The conflict in central Nigeria between herders and farmers, who belong to different ethnic groups, with the herders on one side called Fulanis, and the farmers on the other of Berom and Irigue tribal groups, is complex. The Fulanis are Muslim settlers from the north of the country, and the farmers are Christians who belong to the central and southern regions. The situation is seriously threatening national security in the same way that Boko Haram does.
The conflict has been raging since 2001 and continues twenty years later. While in the earlier period, the herders were under attack for encroaching on farmland, it is now the herders shooting down the farmers and destroying the village. And one of the reasons for this murderous confrontation is climate change. The herders are losing pasture lands due to urbanization, and they are migrating southward and encroaching upon farmland. It is a reenactment of the old historical conflict over migration and land. It would be difficult for herders and farmers to live together if they are competing for the same stretch of land.
The government must intervene to demarcate the areas for herders and farmers, but it is not an easy operation. There is politics, there is ethnic rivalry and there is religious rivalry. It is a problem that will bewilder the best of governments, and Nigeria, the most populous African country and with rich resources, has been battling political divisions of many kinds through its independent history since the 1960s.
The internecine and bloody conflicts that bedevil Africa have mostly been along ethnic lines. But the conflict in central Nigeria encompasses ethnic conflict and goes beyond. It is also about religious differences as had happened in Biafra in the 1960s Nigeria. But here in central Nigeria there is economic battle and climatic one as well.
Neither the herders nor the farmers can have their way because both pasture lands farmlands are getting scarcer. And it is mostly due to the impact of ecological degradation and climate change crisis. The solutions must be broader, holistic. They cannot be sorted out as a truce between people of different faiths and people of ethnic groups. In many ways, it holds a lesson for most parts of the world and to most conflagrations in the world. It is all about the sharing and preserving scarce resources, and here in this case it is about land, which is as scarce as any other resource. If the issue of scarcity is recognised, and it is nobody’s fault that there is not enough land for everyone and there is a need to share, then solutions can begin to emerge.

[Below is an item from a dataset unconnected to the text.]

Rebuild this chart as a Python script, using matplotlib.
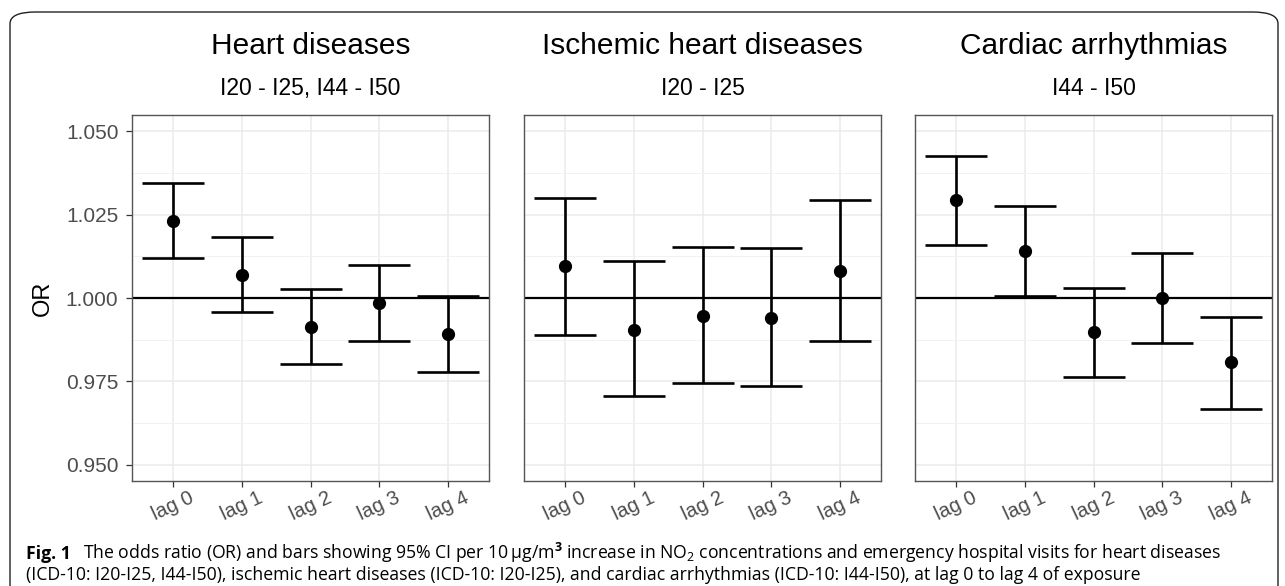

It may seem idealistic to argue that cooperation is better than competition and conflict that we are witnessing in the clashes between the Fulanis and members of the Berom and Irigue ethnic groups. Cooperation is a compulsion as competition leads to conflict and destruction.
Even if Fulani win over the Berom and Irigue farmers, the problem would not be resolved because if you were to turn farmlands into pasture lands, then there would be famine. And if the herders lose out, then it will cause disaster of another kind. It is the duty of the state to resolve disputes between groups living within its territory. The Nigerian state has not been able to fully fulfil its political obligation.
The conflict between Fulanis and the Berom and Irigue people is erupting from within the state. It is not an external threat. It would need more tact than force to settle the problem. The challenge posed by the extremist Boko Haram is different because the group wants to establish tyranny. In the case of Fulanis and Berom and Irigue it is a genuine economic clash.